* [DO THIS]: Only the lines from the first one through the line with "-- (#3) -- ($(bN)!#5!90:(#2)$)" should be printed, exactly as they appear.

════

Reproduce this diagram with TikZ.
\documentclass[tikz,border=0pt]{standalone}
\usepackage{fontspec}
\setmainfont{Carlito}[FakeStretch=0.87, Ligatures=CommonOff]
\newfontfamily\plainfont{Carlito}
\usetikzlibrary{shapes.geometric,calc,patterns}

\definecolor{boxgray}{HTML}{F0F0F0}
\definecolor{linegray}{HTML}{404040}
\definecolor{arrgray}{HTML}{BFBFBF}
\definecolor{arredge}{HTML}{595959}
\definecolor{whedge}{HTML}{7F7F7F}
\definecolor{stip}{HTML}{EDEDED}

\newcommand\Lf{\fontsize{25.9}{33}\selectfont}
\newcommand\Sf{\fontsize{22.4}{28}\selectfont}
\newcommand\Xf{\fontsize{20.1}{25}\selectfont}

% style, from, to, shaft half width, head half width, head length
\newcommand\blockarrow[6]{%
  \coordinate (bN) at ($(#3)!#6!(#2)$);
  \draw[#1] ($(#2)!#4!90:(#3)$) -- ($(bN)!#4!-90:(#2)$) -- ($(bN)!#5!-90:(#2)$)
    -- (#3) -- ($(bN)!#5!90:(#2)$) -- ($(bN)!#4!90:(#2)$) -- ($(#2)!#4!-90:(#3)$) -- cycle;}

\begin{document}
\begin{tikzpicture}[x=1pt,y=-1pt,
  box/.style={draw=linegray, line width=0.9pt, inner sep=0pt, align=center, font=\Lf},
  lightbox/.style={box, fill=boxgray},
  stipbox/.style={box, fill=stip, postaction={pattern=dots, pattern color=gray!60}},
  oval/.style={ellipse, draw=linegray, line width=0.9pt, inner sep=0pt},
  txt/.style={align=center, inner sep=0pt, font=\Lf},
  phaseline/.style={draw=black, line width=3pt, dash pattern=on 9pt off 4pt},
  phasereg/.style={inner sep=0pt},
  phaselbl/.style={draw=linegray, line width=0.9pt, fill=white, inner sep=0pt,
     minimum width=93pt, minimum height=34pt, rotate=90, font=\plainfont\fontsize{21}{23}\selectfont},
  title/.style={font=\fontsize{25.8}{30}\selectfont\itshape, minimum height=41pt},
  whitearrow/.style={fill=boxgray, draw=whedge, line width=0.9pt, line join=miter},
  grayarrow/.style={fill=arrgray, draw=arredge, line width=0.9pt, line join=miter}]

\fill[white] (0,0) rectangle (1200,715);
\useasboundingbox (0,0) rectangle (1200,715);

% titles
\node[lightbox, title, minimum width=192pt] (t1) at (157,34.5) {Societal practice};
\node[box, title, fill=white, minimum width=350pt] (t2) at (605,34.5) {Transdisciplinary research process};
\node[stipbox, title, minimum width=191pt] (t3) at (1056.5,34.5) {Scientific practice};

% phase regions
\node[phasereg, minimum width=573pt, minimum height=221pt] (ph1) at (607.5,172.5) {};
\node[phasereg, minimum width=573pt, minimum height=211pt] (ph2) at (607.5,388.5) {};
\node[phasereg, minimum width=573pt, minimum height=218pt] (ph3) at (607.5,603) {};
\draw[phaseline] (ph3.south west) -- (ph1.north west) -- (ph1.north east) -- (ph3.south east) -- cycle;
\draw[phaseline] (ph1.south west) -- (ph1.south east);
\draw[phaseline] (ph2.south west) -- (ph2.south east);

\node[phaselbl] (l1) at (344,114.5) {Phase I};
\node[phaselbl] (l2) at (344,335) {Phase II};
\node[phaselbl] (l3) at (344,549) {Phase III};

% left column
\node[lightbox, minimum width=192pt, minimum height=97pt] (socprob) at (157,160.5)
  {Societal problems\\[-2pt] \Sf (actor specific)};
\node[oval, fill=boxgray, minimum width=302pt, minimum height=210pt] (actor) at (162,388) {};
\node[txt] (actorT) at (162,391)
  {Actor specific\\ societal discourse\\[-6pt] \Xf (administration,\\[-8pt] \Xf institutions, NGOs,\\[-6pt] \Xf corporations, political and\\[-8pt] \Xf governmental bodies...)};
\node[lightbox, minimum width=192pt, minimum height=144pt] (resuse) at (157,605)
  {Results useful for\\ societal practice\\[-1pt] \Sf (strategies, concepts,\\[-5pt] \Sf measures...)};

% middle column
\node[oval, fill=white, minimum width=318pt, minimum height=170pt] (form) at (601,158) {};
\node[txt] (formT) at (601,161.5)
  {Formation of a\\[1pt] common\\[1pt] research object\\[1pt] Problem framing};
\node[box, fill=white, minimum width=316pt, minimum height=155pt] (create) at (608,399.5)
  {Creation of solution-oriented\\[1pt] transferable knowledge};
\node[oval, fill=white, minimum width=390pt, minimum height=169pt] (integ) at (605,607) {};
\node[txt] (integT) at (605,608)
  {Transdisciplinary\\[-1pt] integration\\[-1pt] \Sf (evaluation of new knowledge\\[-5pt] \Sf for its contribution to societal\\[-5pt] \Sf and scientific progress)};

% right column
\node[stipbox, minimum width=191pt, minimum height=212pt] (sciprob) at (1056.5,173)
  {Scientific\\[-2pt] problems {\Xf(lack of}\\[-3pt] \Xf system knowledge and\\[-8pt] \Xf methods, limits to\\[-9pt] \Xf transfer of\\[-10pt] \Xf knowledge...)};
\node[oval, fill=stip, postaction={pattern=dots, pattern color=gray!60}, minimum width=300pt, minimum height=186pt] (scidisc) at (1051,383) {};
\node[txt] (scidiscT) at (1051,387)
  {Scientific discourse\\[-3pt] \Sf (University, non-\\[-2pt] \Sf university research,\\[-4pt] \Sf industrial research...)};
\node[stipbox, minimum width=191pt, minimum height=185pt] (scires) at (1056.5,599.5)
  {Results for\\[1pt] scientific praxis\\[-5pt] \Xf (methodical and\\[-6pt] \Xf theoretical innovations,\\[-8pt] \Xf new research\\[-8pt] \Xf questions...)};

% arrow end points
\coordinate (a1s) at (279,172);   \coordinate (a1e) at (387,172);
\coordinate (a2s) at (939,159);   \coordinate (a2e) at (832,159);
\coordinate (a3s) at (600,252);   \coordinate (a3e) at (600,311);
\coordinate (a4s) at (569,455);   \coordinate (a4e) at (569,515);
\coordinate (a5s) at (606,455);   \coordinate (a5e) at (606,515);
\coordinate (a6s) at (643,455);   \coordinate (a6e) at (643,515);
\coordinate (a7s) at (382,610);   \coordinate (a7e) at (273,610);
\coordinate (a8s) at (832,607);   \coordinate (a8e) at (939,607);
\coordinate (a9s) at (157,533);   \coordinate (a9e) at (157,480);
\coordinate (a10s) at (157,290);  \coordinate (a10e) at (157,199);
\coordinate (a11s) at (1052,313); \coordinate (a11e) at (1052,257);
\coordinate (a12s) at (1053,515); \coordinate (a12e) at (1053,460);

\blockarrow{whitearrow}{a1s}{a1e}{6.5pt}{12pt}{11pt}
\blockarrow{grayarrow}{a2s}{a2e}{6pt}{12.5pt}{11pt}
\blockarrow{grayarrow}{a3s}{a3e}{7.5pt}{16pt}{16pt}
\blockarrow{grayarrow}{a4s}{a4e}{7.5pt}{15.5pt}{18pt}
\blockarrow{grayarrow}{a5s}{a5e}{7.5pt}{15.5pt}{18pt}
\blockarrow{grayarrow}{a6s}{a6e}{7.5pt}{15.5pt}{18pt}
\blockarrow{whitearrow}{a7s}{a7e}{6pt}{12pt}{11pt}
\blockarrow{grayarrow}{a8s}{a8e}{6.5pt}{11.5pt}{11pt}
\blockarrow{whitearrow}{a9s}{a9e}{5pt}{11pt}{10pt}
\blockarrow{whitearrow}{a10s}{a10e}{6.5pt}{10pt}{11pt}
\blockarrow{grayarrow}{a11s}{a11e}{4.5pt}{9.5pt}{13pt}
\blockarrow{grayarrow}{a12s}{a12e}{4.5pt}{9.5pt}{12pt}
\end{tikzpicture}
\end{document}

════

* [SOLUTION FOR THIS PROBLEM]:
Reproduce this diagram with TikZ.
\documentclass[tikz,border=0pt]{standalone}
\usepackage{fontspec}
\setmainfont{Carlito}[FakeStretch=0.87, Ligatures=CommonOff]
\newfontfamily\plainfont{Carlito}
\usetikzlibrary{shapes.geometric,calc,patterns}

\definecolor{boxgray}{HTML}{F0F0F0}
\definecolor{linegray}{HTML}{404040}
\definecolor{arrgray}{HTML}{BFBFBF}
\definecolor{arredge}{HTML}{595959}
\definecolor{whedge}{HTML}{7F7F7F}
\definecolor{stip}{HTML}{EDEDED}

\newcommand\Lf{\fontsize{25.9}{33}\selectfont}
\newcommand\Sf{\fontsize{22.4}{28}\selectfont}
\newcommand\Xf{\fontsize{20.1}{25}\selectfont}

% style, from, to, shaft half width, head half width, head length
\newcommand\blockarrow[6]{%
  \coordinate (bN) at ($(#3)!#6!(#2)$);
  \draw[#1] ($(#2)!#4!90:(#3)$) -- ($(bN)!#4!-90:(#2)$) -- ($(bN)!#5!-90:(#2)$)
    -- (#3) -- ($(bN)!#5!90:(#2)$) -- ($(bN)!#4!90:(#2)$) -- ($(#2)!#4!-90:(#3)$) -- cycle;}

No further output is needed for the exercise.